What other projects do you currently have underway?
The Disabled List started out as
a list of creative disabled people who have a background in disability studies and are available to consult. It has been a massive success; people on The Disabled List have been brought on to consult with such brands as Wells Fargo, Google Creative Lab, Volkswagen and more.
Over the course of the last year, I started
The WITH Fellowship, which facilitates a process of designing with, rather than for, disability by partnering disabled creatives with top design studios and creative spaces. The first cohort, which started in September 2018, partnered four creative disabled New Yorkers WITH SYPartners, Frog Design, Pollack Textiles and Gibney Dance. Our second cohort runs from February 4 to April 29, 2019 — applications for prospective fellows and organizations in New York City and San Francisco are now open.
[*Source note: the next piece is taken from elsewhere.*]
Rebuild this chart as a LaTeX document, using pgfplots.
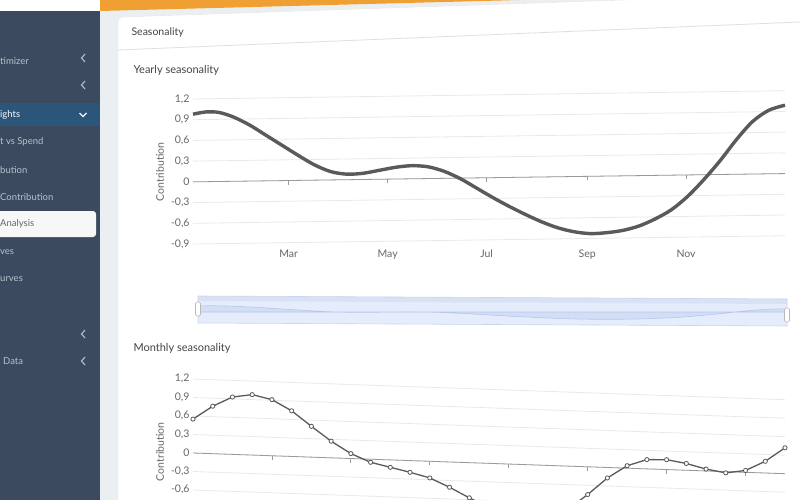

I recently came across a quote by the late Stephen Hawking, where he said
time and space are finite in extent, but they don't have any boundary or edge. As I read it, I recalled wondering if he was talking about the universe, or if he was in fact, talking about his disability. At the very least, I felt that his disability must have informed his perceptions of the universe profoundly. As I read it and read it and read it, I began to think about the inherent conflict of Universal Design in disability. There’s this presumption that you can make an object or a system that works, as intended, for every human being on the planet. But disabled people will be the first to tell you that there is always going to be an exception, this is our foundational experience of the world. Nothing is universal. But what Stephen Hawking taught me was that the work we do in disability, while not universal, is expansive. It expands our understanding of humanity. It expands what we have the access to do. And it expands what we have the freedom to pursue. I have found this miniscule pocket in the universe, a black hole if you will, and by letting it consume me, I have discovered the world.